Some one encouraged my really going further with the matter, and
for a year I studied all the histories of Canada I could lay my
hands on for a battle in which somebody 'took the gates.' All to
no purpose. Finally I was directed by a librarian to a
'documentary' history, I suppose it is - a funny old volume with
the 's' like f's, you know.

This was over a year afterward, when I had quite lost hope of
running my phrase to earth. It was a quaint old book,
interestingly picturesque in many of its tales, but I found one
bit that put all others out of my mind. It was a brief account of
the taking of a little walled city by a small company of
soldiers, a distinguished feat of some sort, yet of no general
importance.

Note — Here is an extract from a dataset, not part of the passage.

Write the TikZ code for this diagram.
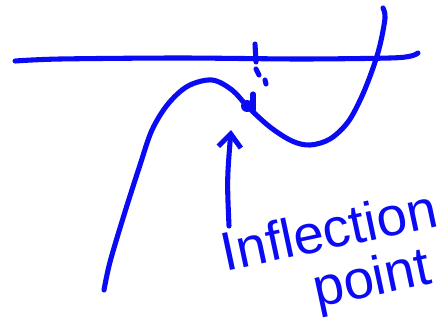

A young lieutenant with his small band - the phrase
leaped to my eyes - 'took the gates.' And the name of the young
lieutenant was 'Aloysius Le Fèbre.'

The article appeared in the AMERICAN MAGAZINE of July, 1915.


I trust this will prove of interest,

Best wishes,


Dallas

-----Original Message-----
From: Gerald Schueler
Sent: Friday, March 08, 2002 7:05 AM
To: Theosophy Study List
Cc: theos-l@list.vnet.net
Subject: - Karma

<<<Reincarnation is a purely religious belief, yet Dallas cals it
a "LAW OF NATURE" without providing any evidence or logical
reasoning.>>>

Theosophists, by and large, do not understand the difference
between belief, fact, and law. I have been arguing this for years
and seem to have gotten nowhere. There are some logical
reasonings, but certainly no "proof."